• Input for this task
-- begin --

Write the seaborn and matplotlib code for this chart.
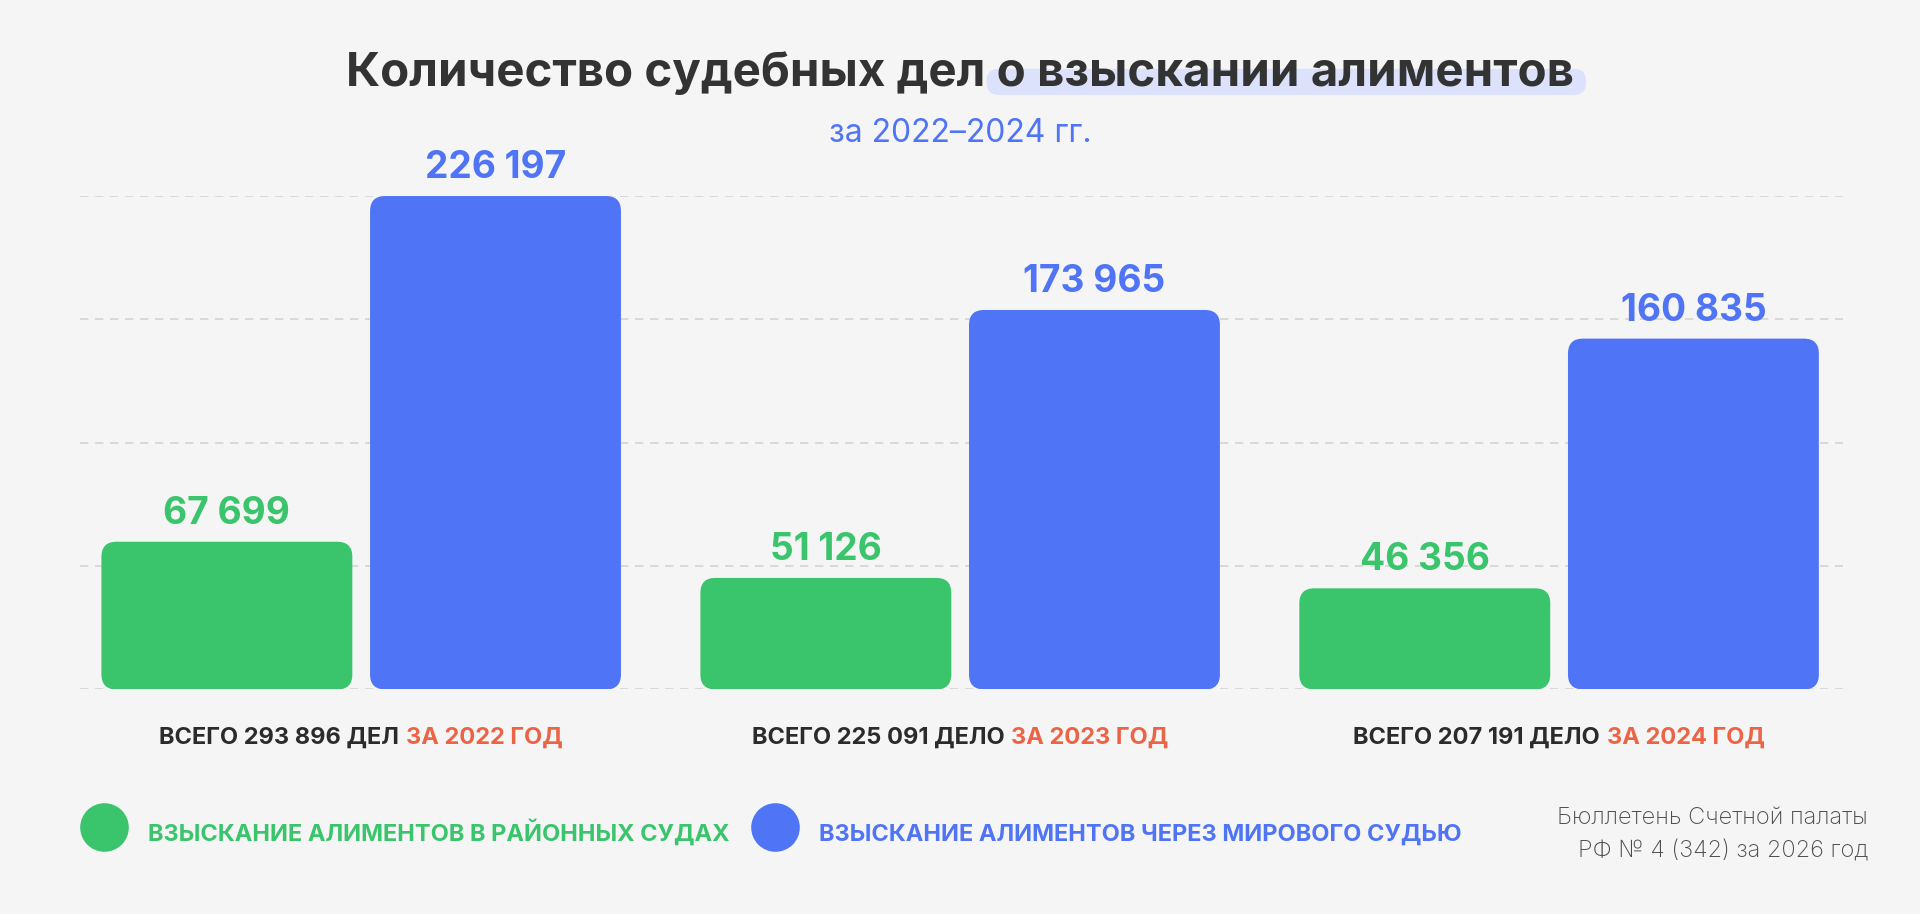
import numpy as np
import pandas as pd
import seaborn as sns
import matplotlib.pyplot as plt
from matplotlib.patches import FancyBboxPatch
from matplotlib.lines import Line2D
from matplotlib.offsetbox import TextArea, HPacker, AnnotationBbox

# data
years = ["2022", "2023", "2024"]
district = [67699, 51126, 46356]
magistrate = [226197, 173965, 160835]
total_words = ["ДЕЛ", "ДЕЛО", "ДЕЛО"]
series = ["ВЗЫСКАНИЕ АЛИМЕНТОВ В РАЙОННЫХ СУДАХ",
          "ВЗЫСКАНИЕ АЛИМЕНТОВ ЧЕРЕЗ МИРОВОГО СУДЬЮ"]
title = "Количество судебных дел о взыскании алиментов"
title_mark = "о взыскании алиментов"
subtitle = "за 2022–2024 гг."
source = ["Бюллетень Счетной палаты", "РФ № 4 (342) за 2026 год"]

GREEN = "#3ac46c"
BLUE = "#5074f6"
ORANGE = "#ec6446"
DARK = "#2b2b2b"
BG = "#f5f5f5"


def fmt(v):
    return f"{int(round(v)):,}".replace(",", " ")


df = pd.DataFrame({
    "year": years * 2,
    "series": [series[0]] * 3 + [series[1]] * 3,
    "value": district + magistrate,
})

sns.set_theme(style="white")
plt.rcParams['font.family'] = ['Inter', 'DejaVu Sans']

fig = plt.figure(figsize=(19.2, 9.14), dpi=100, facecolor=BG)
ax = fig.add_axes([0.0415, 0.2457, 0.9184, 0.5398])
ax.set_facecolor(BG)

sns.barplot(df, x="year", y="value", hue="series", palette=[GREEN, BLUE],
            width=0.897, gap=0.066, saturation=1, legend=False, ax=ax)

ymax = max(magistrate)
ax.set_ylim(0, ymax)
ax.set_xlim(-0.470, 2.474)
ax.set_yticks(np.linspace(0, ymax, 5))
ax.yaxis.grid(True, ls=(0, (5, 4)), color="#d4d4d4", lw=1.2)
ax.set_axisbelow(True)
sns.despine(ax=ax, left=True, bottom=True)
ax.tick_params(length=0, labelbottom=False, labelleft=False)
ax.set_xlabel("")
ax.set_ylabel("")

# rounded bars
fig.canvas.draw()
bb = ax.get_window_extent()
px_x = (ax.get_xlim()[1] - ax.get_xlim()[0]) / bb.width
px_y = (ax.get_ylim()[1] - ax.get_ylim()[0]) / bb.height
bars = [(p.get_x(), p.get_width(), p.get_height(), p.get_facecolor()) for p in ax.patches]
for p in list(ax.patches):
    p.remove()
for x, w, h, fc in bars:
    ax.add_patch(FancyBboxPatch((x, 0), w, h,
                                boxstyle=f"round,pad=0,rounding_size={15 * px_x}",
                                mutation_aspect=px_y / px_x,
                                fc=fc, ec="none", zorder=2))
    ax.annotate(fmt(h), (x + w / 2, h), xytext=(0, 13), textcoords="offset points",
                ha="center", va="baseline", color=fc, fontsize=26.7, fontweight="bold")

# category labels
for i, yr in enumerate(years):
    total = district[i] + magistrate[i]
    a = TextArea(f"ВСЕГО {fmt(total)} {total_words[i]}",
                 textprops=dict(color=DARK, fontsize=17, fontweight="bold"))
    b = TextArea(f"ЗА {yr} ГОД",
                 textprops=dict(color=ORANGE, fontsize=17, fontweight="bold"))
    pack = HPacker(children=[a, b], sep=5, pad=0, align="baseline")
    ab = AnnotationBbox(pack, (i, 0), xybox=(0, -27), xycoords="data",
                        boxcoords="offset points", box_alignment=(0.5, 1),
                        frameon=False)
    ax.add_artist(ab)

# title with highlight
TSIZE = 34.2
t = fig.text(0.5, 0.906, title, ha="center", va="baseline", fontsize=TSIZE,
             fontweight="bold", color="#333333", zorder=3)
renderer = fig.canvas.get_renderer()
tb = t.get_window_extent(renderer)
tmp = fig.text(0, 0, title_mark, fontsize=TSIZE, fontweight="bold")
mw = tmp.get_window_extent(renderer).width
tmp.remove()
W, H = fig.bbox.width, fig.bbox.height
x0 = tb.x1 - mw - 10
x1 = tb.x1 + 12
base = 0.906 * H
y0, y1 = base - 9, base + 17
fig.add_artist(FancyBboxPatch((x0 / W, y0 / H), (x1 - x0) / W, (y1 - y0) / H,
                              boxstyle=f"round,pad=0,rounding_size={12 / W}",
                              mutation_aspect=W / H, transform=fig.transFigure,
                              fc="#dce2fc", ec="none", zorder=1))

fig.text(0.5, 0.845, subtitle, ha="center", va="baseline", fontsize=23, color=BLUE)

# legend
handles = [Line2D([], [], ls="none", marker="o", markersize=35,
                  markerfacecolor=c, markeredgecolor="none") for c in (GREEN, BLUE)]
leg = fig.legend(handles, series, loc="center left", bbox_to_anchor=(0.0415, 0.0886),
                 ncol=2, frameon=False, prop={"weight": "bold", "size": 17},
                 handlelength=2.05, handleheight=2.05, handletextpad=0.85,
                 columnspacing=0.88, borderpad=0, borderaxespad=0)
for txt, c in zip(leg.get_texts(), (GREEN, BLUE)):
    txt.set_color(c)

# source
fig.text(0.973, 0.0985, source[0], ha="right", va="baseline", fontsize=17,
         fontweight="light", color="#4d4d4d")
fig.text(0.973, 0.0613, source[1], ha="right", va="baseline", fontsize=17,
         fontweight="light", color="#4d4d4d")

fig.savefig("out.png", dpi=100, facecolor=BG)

-- end --
-- begin --

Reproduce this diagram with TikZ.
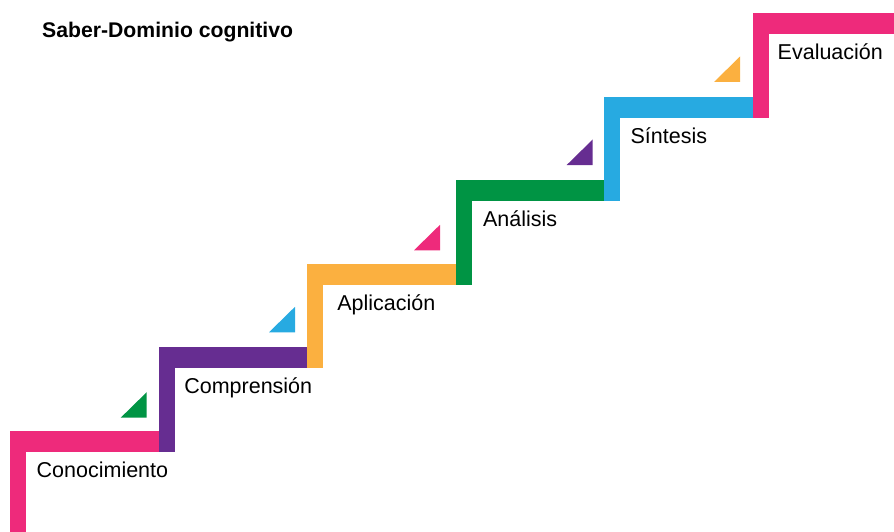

-- end --

• Exercise task
Make an exact copy of only the lines from the one with "Write the seaborn" through the one with "(342) за 2026". Pictures don't belong in it.

• Finished task
Write the seaborn and matplotlib code for this chart.
import numpy as np
import pandas as pd
import seaborn as sns
import matplotlib.pyplot as plt
from matplotlib.patches import FancyBboxPatch
from matplotlib.lines import Line2D
from matplotlib.offsetbox import TextArea, HPacker, AnnotationBbox

# data
years = ["2022", "2023", "2024"]
district = [67699, 51126, 46356]
magistrate = [226197, 173965, 160835]
total_words = ["ДЕЛ", "ДЕЛО", "ДЕЛО"]
series = ["ВЗЫСКАНИЕ АЛИМЕНТОВ В РАЙОННЫХ СУДАХ",
          "ВЗЫСКАНИЕ АЛИМЕНТОВ ЧЕРЕЗ МИРОВОГО СУДЬЮ"]
title = "Количество судебных дел о взыскании алиментов"
title_mark = "о взыскании алиментов"
subtitle = "за 2022–2024 гг."
source = ["Бюллетень Счетной палаты", "РФ № 4 (342) за 2026 год"]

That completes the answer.